The grotto is a fine example of how even someone with the most sophisticated taste and almost unlimited funds can have a bit of a brain-burp and build something hideous. It would need only a few gnomes and some shells in the mortar to look like something from the most down-market of seaside resorts. Clearly a lot of manpower went into creating this ugly grotto as the pattern of pebbles on the floor must have taken weeks to put together. The final building I remember was the Temple of Flora, not unlike a smaller version of the Pantheon, it was another handy place to stop and watch the ducks and swans on the lake.
~When can we go again?~
July was a good time to visit. The long days and traditionally rubbish English weather meant everything was lush and green. The rain held off long enough for us to get round though it certainly wasn't warm enough to linger as long as we might have done if we'd been less concerned about getting really wet. The swans and ducks were entertaining and getting there before the school holidays started meant we pretty much had the place to ourselves and - tattoo lady and her beau excepted - nobody really got in our way or made us modify our plans. The walk back up the hill was completed with the rain still holding off which we felt was reason enough to celebrate with big hearty slices of cake and a couple of hot drinks. Having seen it in summer, I'm now really keen to go back again with my camera and see it in autumn, winter and spring. Sounds like my Mum might be getting more visits than she expected.

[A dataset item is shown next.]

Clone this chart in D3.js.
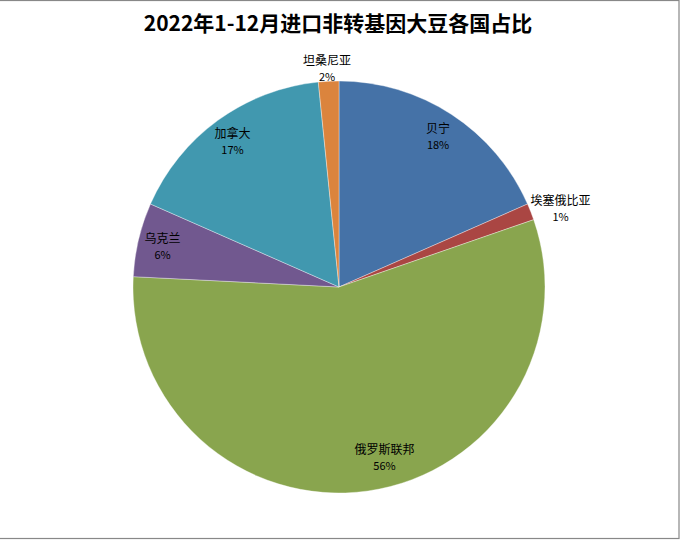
<!DOCTYPE html>
<html><head><meta charset="utf-8">
<script src="https://cdn.jsdelivr.net/npm/d3@7"></script>
<style>body{margin:0;background:#fff}svg{display:block}</style>
</head><body>
<script>
const title = "2022年1-12月进口非转基因大豆各国占比";
const countries = ["贝宁","埃塞俄比亚","俄罗斯联邦","乌克兰","加拿大","坦桑尼亚"];
const shares = [18.4, 1.3, 56.1, 5.8, 16.8, 1.6];
const colors = ["#4572A7","#AA4643","#89A54E","#71588F","#4198AF","#DB843D"];
const outside = ["埃塞俄比亚","坦桑尼亚"];

const W = 681, H = 540, cx = 339, cy = 287, R = 206;
const svg = d3.select("body").append("svg").attr("width", W).attr("height", H);
svg.append("rect").attr("x", -2).attr("y", 0.5).attr("width", 681).attr("height", 538)
  .attr("fill", "#fff").attr("stroke", "#888").attr("stroke-width", 1.2);

svg.append("text").attr("x", 338).attr("y", 31).attr("text-anchor", "middle")
  .attr("font-family", "'Noto Sans CJK SC', sans-serif").attr("font-weight", "bold")
  .attr("font-size", 21).attr("fill", "#000").text(title);

const data = countries.map((c, i) => ({name: c, value: shares[i], color: colors[i]}));
const total = d3.sum(shares);
const pie = d3.pie().value(d => d.value).sort(null);
const arcs = pie(data);
const arc = d3.arc().innerRadius(0).outerRadius(R);
const g = svg.append("g").attr("transform", `translate(${cx},${cy})`);
g.selectAll("path").data(arcs).join("path")
  .attr("d", arc).attr("fill", d => d.data.color)
  .attr("stroke", "#fff").attr("stroke-width", 0.6).attr("stroke-opacity", 0.6);

const labelArc = d3.arc().innerRadius(R * 0.88).outerRadius(R * 0.88);
const font = "'Noto Sans CJK SC', sans-serif";
arcs.forEach(a => {
  let x, y;
  const mid = (a.startAngle + a.endAngle) / 2;
  if (outside.includes(a.data.name)) {
    const r = R + 4;
    x = Math.sin(mid) * r + Math.sin(mid) * 28;
    y = -Math.cos(mid) * r - Math.cos(mid) * 10;
  } else {
    [x, y] = labelArc.centroid(a);
    if (a.data.name === "俄罗斯联邦") { x += 20; y -= 10; }
  }
  g.append("text").attr("text-anchor", "middle").attr("x", x).attr("y", y - 2)
    .attr("font-family", font).attr("font-size", 12).attr("fill", "#000")
    .text(a.data.name);
  g.append("text").attr("text-anchor", "middle").attr("x", x).attr("y", y + 14)
    .attr("font-family", font).attr("font-size", 11).attr("fill", "#000")
    .text(Math.round(a.data.value / total * 100) + "%");
});
</script>
</body></html>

Now that we've been I can't quite believe it took us so long to get there. Stourhead is a stunning garden and I can't imagine anyone wouldn't love it. Mobility issues have been discussed already and the National Trust will happily get you to the gates of the gardens but from then on, it's not so easy for those who aren't good on their feet. Even so, I wouldn't say 'don't go' since you could take a seat in the Temple of Flora and just enjoy the view.
There are no toilets in the gardens - the nearest are probably at the Spread Eagle Pub or back in the car park near the cafe. The gardens are open daily from 9 am to 6 pm throughout the year. By contrast Stourhead House has more complex opening arrangements so if you want to see the house as well as the gardens (and I suspect most people don't bother with the house - it's apparently 'nothing special' according to the guide we spoke to at Lacock Abbey) be sure to check the website for the times and days
of the week as these vary at different times of the year.
Gift aid admission prices for the gardens are £8.10 for adults and £4.40 for children with family tickets for £19.20. Turn up by bicycle or on foot and they offer reduced prices.
Summary: Love it! Can't wait to go again.